COLUMN: THE LAST WORD

How much is a dollar worth to you anyway?

The bond vigilantes are back. Or maybe they are, whoever they are. Or maybe the vigilantes are all just a figment of the left wing imagination? 

What the bond vigilantes actually are is a reification -- a turning into something concrete of an abstraction -- which is used by varied “leftish” types to explain why so much progressive government goes bad. For, when one of those progressive governments borrows a great deal to “invest” in the things that must be done -- as determined by progressive politics over what must be done -- then interest rates rise. Because those vigilantes are, in fact, some cabal of dastardly capitalists who insist that progressive government should not be allowed to succeed. 

We have seen this with such economic disasters as Venezuela. But we see it right now too. But, the rise in real interest rates across the world makes borrowing more expensive!

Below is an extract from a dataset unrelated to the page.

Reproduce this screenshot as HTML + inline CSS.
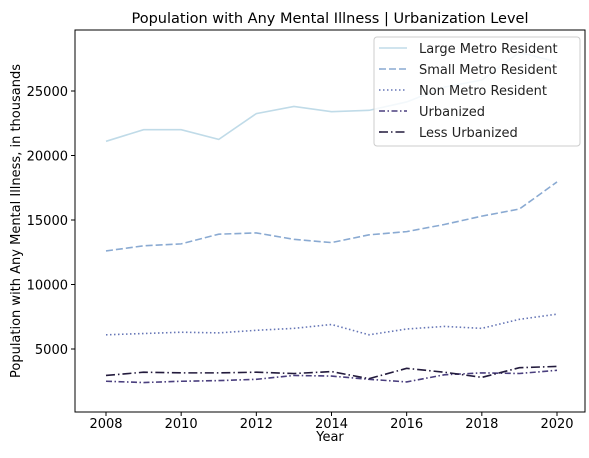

Yep, it sure does. Which means that government borrowing to do this or that lovely thing for the electorate becomes more expensive, because that's what rising interest rates means. This makes left liberals and other spendthrifts sad.

But there are no bond vigilantes. Or rather there are, but it's not some cabal nor some restricted group. It's you and me. Interest rates (long term ones, not the short term ones determined by the central bank) are just a market price, the price for money. Just like the price for sugar, childcare, or t-shirts. 

All us folk out here look at the price on offer and demand or supply at that price -- as our demands and supplies change then so does the price. The sugar vigilantes, the childcare vigilantes, the t-shirt vigilantes, they're just us in all our 8 billion strong glory. So too the bond vigilantes. We're willing to lend to this more or less spendthrift government at this interest rate or we're not. 

Naturally, the more we think they're going to be such spendthrifts the more we ask for our price in interest to be paid and so the restrictions on how progressive -- for which read spendthrift -- a government can be.

Now, this is at one level all so obvious that it's not worth repeating. But there's still that point that economic truisms are, well, they're truisms. They're underlying logic that once we've grasped we can then -- and should then -- apply to other similar situations. 

Which brings us to a report from this newspaper: “Banks, money changers, devalue taka further. As per the latest decision, exporters and remitters will now receive Tk110.50 per US dollar, up from the existing rate of Tk110.”  That's acceptable as a headline which has to be concise. But as economic reality, it's not true in the slightest -- the banks and money changers haven't changed the price of the taka at all. We ourselves have changed the price for we are the currency vigilantes. As we out here are always the vigilantes in any market system. 

Of those who have dollars, not enough people think that Tk110 is a good enough price for them. Of those who have takas, Tk110 looks like a low price for $1. That's why there's that reserves shortage, why Bangladesh has fewer dollars than it would like. There is no international cabal of evils trying to insist that the taka rate should be this or that. There's just a market of 8 billion people (OK, the Tk/$ market might involve fewer than that) juggling what they each, individually, think the two things are worth relative to each other.  

We're back to this old thing about supply and demand and price fixing. If we try to set a price “too high” then we end up with a surplus. The taka price is too high with respect to the dollar so we've more people who would like to exchange taka for dollars. Or, the same thing read the other way, if we set the price too low then we get a shortage. The price of a dollar in taka is too low, so we've a shortage. 

The only time price setting works is when the price set is the same as that market price -- and why the hell would we bother to do that? For that market price is, by definition, the one at which supply and demand meet each other, that's just what it is. 

It is not the banks and the money changers who have decided to change the price of the taka in the exchange rate. It's us out here, and all the banks and money changers are doing is admitting the price change. 

There are no bond vigilantes, there are no currency vigilantes. There's just us determining what market prices are. And, you know, this is a free country, a democracy, what we the people say goes, right? 



Tim Worstall is a senior fellow at the Adam Smith Institute in London.